Council OKs $1.7M sale of MacArthur site to Madden Media
The city-owned, triangle-shaped MacArthur Building, 345 E. Toole Ave., will become the new home for Madden Media next year.
The City Council on Tuesday agreed to sell the 1907 structure to the publisher of Tucson Home and Tucson Guide magazines for $1.7 million, its appraised value. The sale is expected to close by Nov. 24.
The sale marks the first successful collaboration between the public-private Downtown Tucson Partnership and the city to transfer a government-owned building into the private sector. The partnership’s chief executive, Glenn Lyons, was the chief negotiator in the sale.

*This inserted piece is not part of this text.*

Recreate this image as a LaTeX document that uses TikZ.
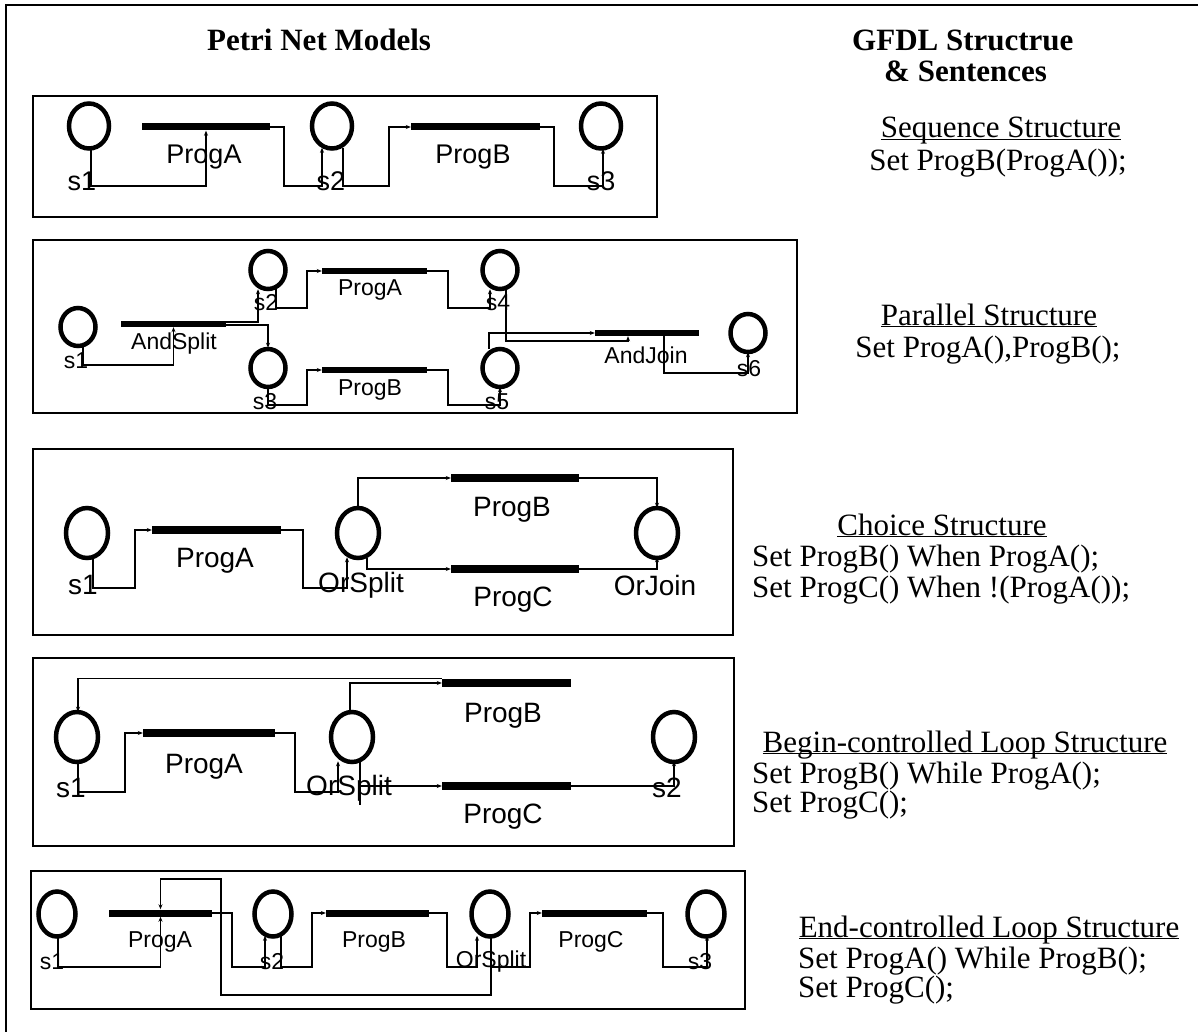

Lyons was credited with breaking through an impasse over parking spaces by adding a 10-year lease for a 55- to 60-space triangle-shaped parking lot across Pennington Street for which Madden will pay $6,120 per year, according to the agreement.
The deal also involves 15 spaces in the Pennington Street Garage for $30 per space per month rather than the market-rate of $85 monthly per space. The rate will be adjusted annually for the first 10 years based on overhead and maintenance costs and will increase to the market rate for the remaining years of the 25-year lease, according to the agreement.
The City Council approved the deal without comment.
Madden CEO Kevin Madden hopes to move his 80 employees downtown from 1650 E. Fort Lowell Road by July.
A staffer from the city Development Services Department will help with the permitting process for tenant improvements to make sure Madden can move in by July, Deputy City Manager Mike Letcher said.
City Manager Mike Hein assigned the MacArthur Building to the partnership in the belief the private sector was better suited to get the property into the private sector. Lyons is also working to find a developer for the city-owned Presidio Terrace property, 301 W. Paseo Redondo; the Pima County-owned Walgreens building, 44 N. Stone Ave.; and a county-owned parking lot at 77 E. Broadway.